Shortly thereafter, GitHub raised $250 million in a round led by another US-based venture capital firm, Sequoia Capital, bringing the company’s net-worth at an estimated $2 billion. In a span of about ten years, this self-funded startup had become a tech tycoon. It was subsequently acquired by Microsoft for $7.5 billion in 2018.
The key takeaway from GitHub’s success story is the tactical launch and steady growth of the company using the capital available.
While the site was launched in 2008, the founders actually made it available to select users about a year earlier as a beta release. This enabled them to keep operating expenses to a minimum while allowing them to interact with their target audience and collect initial user feedback more effectively. As a result, the site features and functionality were already optimized before the official launch.
Plenty of Fish
Plenty of Fish is one of the most popular online dating sites, with an estimated revenue of $100 million. Headquartered in Vancouver, Canada, the company employs more than a hundred people. It has users all across the world, including Australia, Brazil, Canada, UK and the US. Plenty of Fish is now a subsidiary of the Match Group, which owns and operates Tinder and OkCupid as well. However, the origin of this million-dollar enterprise lies in, you guessed it, self-funding.
Plenty of Fish started as a side-hustle for its former CEO and founder, Markus Frind. Graduating from a polytechnic institute in British Columbia with a diploma in Computer Systems Technology, Markus created the site in 2004 with virtually no money and no investors to fund his startup. However, within a few years, he was earning around $10 million a year while working for as little as one hour a day.
How did he do it? Smart thinking and effective entrepreneurship.
Markus kept things simple and let strategic advertising do most of the work for bringing his brand into the public eye. His marketing campaign included a contest with Lady Gaga where single members had a chance to meet the singer and go together on The Fame Ball Tour.
He also ‘marketed’ the website for Plenty of Fish in various music videos of renowned American singers, such as Natasha Bedingfield, Britney Spears, Ke$ha, and Jason Derulo.
It’s surprising to know that even after more than three years into running the online business successfully, Markus had a staff of exactly zero members. He managed the site operations from his small apartment desk in Vancouver independently until 2008, when he hired a few employees for user support .
Plenty of Fish was eventually sold to the Texas-based tech firm Match Group for an impressive $575 million in 2015.
Markus showed the world how it’s possible to build an empire of wealth, starting with nothing but personal savings. He primarily relied on only personal debt and ad revenue to provide initial capital to grow the online business. Plenty of Fish’s road to success provides a useful model for bootstrapping companies as it encourages simplicity and flexibility, especially during the initial growth phase.
5 Bootstrapping Methods Startups Can Use
Lack of funding is never a problem for the truly passionate entrepreneurs out there. Startups have a range of options at their disposal to meet their capital needs. These include:
- Owner financing – Entrepreneurs use personal savings and income from full or part-time jobs to fund their business.

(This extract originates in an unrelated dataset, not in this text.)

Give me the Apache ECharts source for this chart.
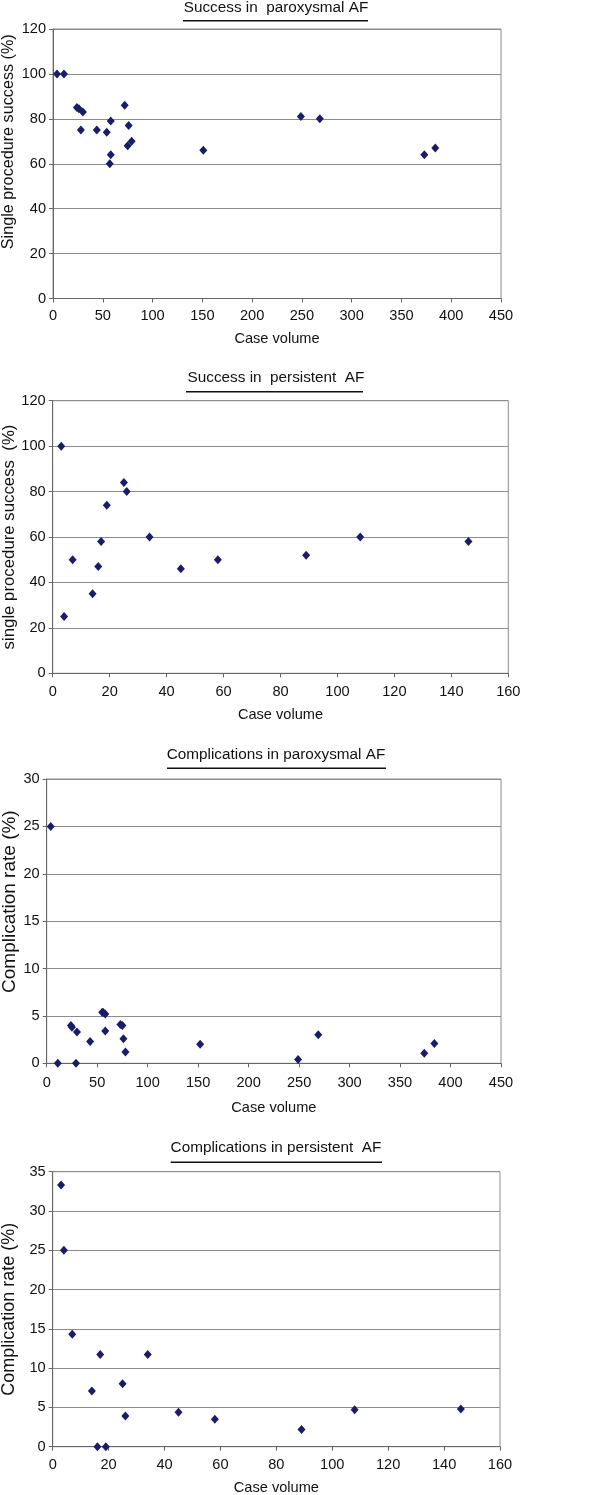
<!DOCTYPE html>
<html>
<head>
<meta charset="utf-8">
<script src="https://cdn.jsdelivr.net/npm/echarts@6/dist/echarts.min.js"></script>
<style>
html,body{margin:0;padding:0;background:#fff;}
#chart{width:600px;height:1495px;}
</style>
</head>
<body>
<div id="chart"></div>
<script>
// ---- Data ----
const titles = ['Success in  paroxysmal AF', 'Success in  persistent  AF', 'Complications in paroxysmal AF', 'Complications in persistent  AF'];
const yNames = ['Single procedure success (%)', 'single procedure success  (%)', 'Complication rate (%)', 'Complication rate (%)'];
const xName = 'Case volume';

const parSuccessVolume = [4, 11, 24, 26, 30, 28, 44, 54, 58, 58, 57, 72, 76, 75, 79, 151, 249, 268, 373, 384];
const parSuccessRate   = [100, 100, 85, 84.5, 83, 75, 75, 74, 79, 64, 60, 86, 77, 68, 70, 66, 81, 80, 64, 67];

const perVolume        = [3, 4, 7, 14, 16, 17, 19, 25, 26, 34, 45, 58, 89, 108, 146];
const perSuccessRate   = [100, 25, 50, 35, 47, 58, 74, 84, 80, 60, 46, 50, 52, 60, 58];

const parComplVolume   = [4, 11, 24, 25, 30, 29, 43, 55, 56, 58, 58, 73, 75, 76, 78, 152, 249, 269, 374, 384];
const parComplRate     = [25, 0, 4.0, 3.8, 3.3, 0, 2.3, 5.4, 5.35, 5.2, 3.4, 4.1, 4.0, 2.6, 1.2, 2.0, 0.4, 3.0, 1.05, 2.1];

const perComplRate     = [33.3, 25, 14.3, 7.1, 0, 11.75, 0, 8.0, 3.9, 11.75, 4.4, 3.5, 2.2, 4.7, 4.8];

const xMax = [450, 160, 450, 160];
const xInterval = [50, 20, 50, 20];
const yMax = [120, 120, 30, 35];
const yInterval = [20, 20, 5, 5];

// ---- Layout ----
const FONT = 'Arial, "Liberation Sans", sans-serif';
const grids = [
  {left: 53, top: 29, width: 448, height: 269.5},
  {left: 52.7, top: 400.7, width: 455.6, height: 272.6},
  {left: 46.7, top: 779, width: 454.3, height: 284.3},
  {left: 52.7, top: 1171.7, width: 447.3, height: 275}
];
const titleTop = [0, 370, 747, 1140];
const underline = [[183, 368, 20.7], [186, 363, 391.7], [167, 386, 768.3], [170.7, 382, 1162.3]];
const xLabelMargin = [10, 11, 12, 11];
const xNameGap = [32.5, 34.4, 37, 33.6];
const yNameGap = [36, 35.3, 27.2, 34.7];
const yNameSize = [16.2, 16.8, 19, 18];
const yNameShift = [44, 0, 39, 0];

const seriesData = [
  parSuccessVolume.map((v, i) => [v, parSuccessRate[i]]),
  perVolume.map((v, i) => [v, perSuccessRate[i]]),
  parComplVolume.map((v, i) => [v, parComplRate[i]]),
  perVolume.map((v, i) => [v, perComplRate[i]])
];

const chart = echarts.init(document.getElementById('chart'), null, {renderer: 'canvas'});
const option = {
  backgroundColor: '#fff',
  animation: false,
  title: titles.map((t, i) => ({
    text: t, left: 276, top: titleTop[i], textAlign: 'center', padding: 0,
    textStyle: {fontFamily: FONT, fontSize: 15.3, fontWeight: 'normal', color: '#111'}
  })),
  graphic: underline.map(u => ({
    type: 'line', shape: {x1: u[0], y1: u[2], x2: u[1], y2: u[2]},
    style: {stroke: '#111', lineWidth: 1.5}
  })),
  grid: grids.map(g => Object.assign({
    show: true, borderColor: '#8c8c8c', borderWidth: 1, backgroundColor: '#fff',
    containLabel: false, outerBoundsMode: 'none'
  }, g)),
  xAxis: grids.map((g, i) => ({
    type: 'value', gridIndex: i, min: 0, max: xMax[i], interval: xInterval[i],
    name: xName, nameLocation: 'middle', nameGap: xNameGap[i],
    nameTextStyle: {fontFamily: FONT, fontSize: 14.6, color: '#111'},
    axisLine: {show: true, onZero: false, lineStyle: {color: '#666', width: 1}},
    axisTick: {show: true, inside: false, length: 4, lineStyle: {color: '#666'}},
    axisLabel: {fontFamily: FONT, fontSize: 14.6, color: '#111', margin: xLabelMargin[i]},
    splitLine: {show: false}
  })),
  yAxis: grids.map((g, i) => ({
    type: 'value', gridIndex: i, min: 0, max: yMax[i], interval: yInterval[i],
    name: yNames[i], nameLocation: 'middle', nameGap: yNameGap[i], nameRotate: 90,
    nameMoveOverlap: false,
    nameTextStyle: {fontFamily: FONT, fontSize: yNameSize[i], color: '#111', padding: [0, 0, 0, yNameShift[i]]},
    axisLine: {show: true, onZero: false, lineStyle: {color: '#666', width: 1}},
    axisTick: {show: true, inside: false, length: 4, lineStyle: {color: '#666'}},
    axisLabel: {fontFamily: FONT, fontSize: 14.6, color: '#111', margin: 7},
    splitLine: {show: true, lineStyle: {color: '#8c8c8c', width: 1.2}}
  })),
  series: seriesData.map((d, i) => ({
    type: 'scatter', xAxisIndex: i, yAxisIndex: i, data: d,
    symbol: 'diamond', symbolSize: [8, 9],
    itemStyle: {color: '#1b1b6b', opacity: 1},
    emphasis: {disabled: true}
  }))
};
chart.setOption(option);
</script>
</body>
</html>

- Personal debt – Getting a loan from personal or investment banks, leading to credit card debt.
- Sale of assets – Selling personal assets, such as a vehicle, real estate, recreational equipment, or other items of value, can help raise business capital.
- Sweat equity – Enlisting the help of friends, family members, or other personnel to contribute to the company’s operation in the form of physical effort, thus saving labor costs.
- Subsidy finance – Using cash payments, tax cuts, and other financial resources provided by the government to support business activities.
Venture capitalists and angel investors can be of significant benefit for taking a new business to new heights. However, self-funded startups too, can achieve lasting success by taking strategic decisions and following sustainable plans to expand their business even with limited resources.